Membraneless Gas-Separation Microfluidic Paper-Based Analytical Devices for Direct Quantitation of Volatile and Nonvolatile Compounds.

This work presents new chemical sensing devices called "membraneless gas-separation microfluidic paper-based analytical devices" (MBL-GS µPADs). MBL-GS µPADs were designed to make fabrication of the devices simple and user-friendly. MBL-GS µPADs offer direct quantitative analysis of volatile and nonvolatile compounds. Porous hydrophobic membrane is not needed for gas-separation, which makes fabrication of the device simple, rapid and low-cost. A MBL-GS µPAD consists of three layers: "donor layer", "spacer layer", and "acceptor layer". The donor and acceptor layers are made of filter paper with a printed pattern.

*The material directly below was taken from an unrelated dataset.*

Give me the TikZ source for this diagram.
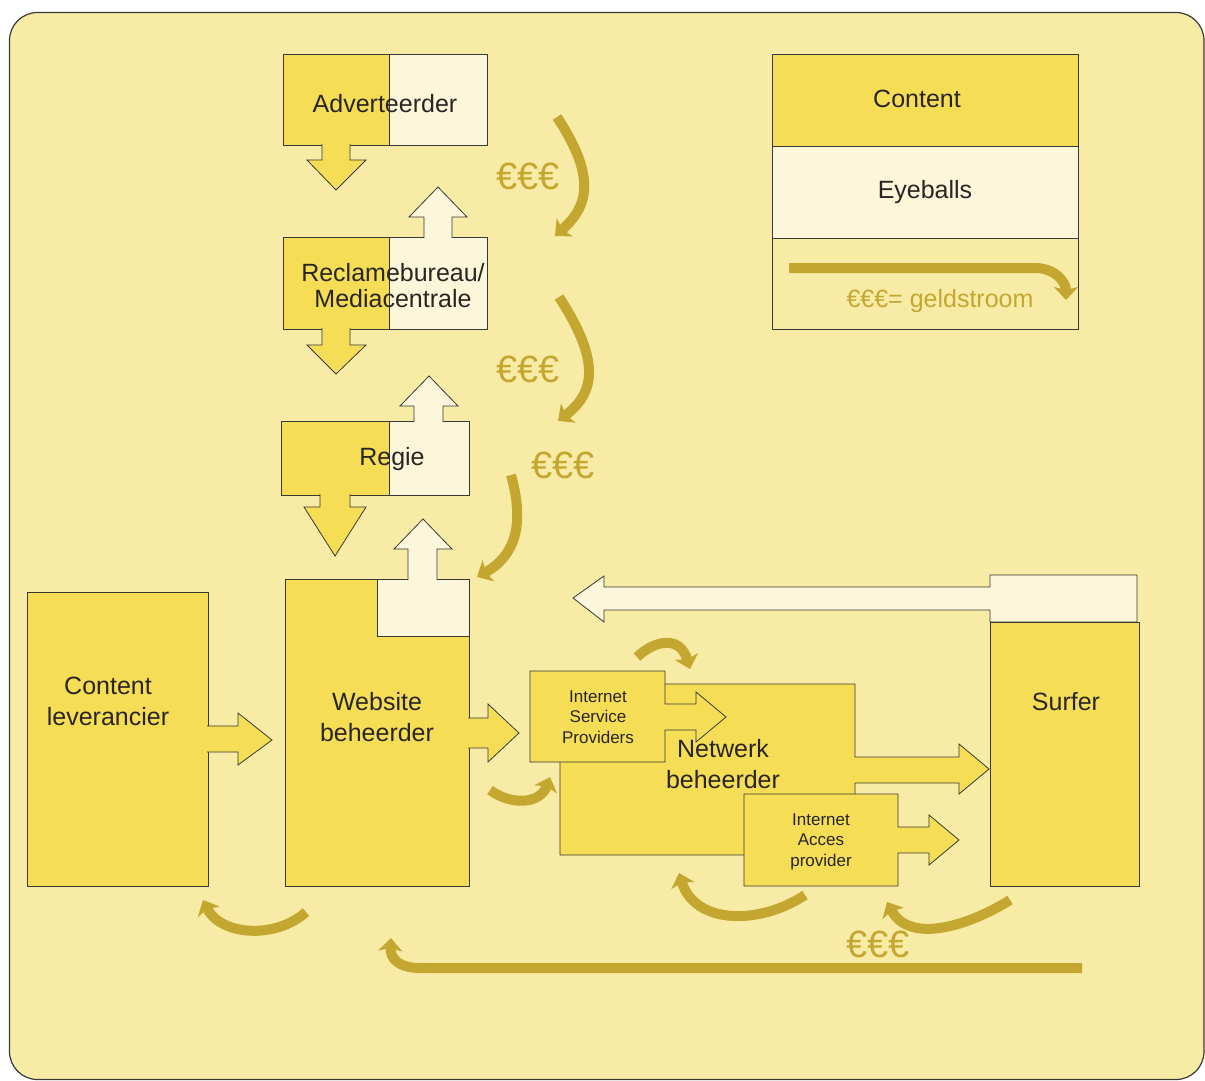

The donor and acceptor layers are mounted together with a spacer layer in between. This spacer is a two-sided mounting tape, 0.8 mm thick, with a small disc cut out for the gas from the donor zone to diffuse to the acceptor zone. Photographic image of the color that is formed by the reagent in the acceptor layer is analyzed using the ImageJ program for quantitation. Proof of concept of the MBL-GS µPADs was demonstrated by analyzing standard solutions of ethanol, sulfide, and ammonium. Optimization of the MBL-GS µPADs was carried out for direct determination of ammonium in wastewaters and fertilizers to demonstrate the applicability of the system to real samples.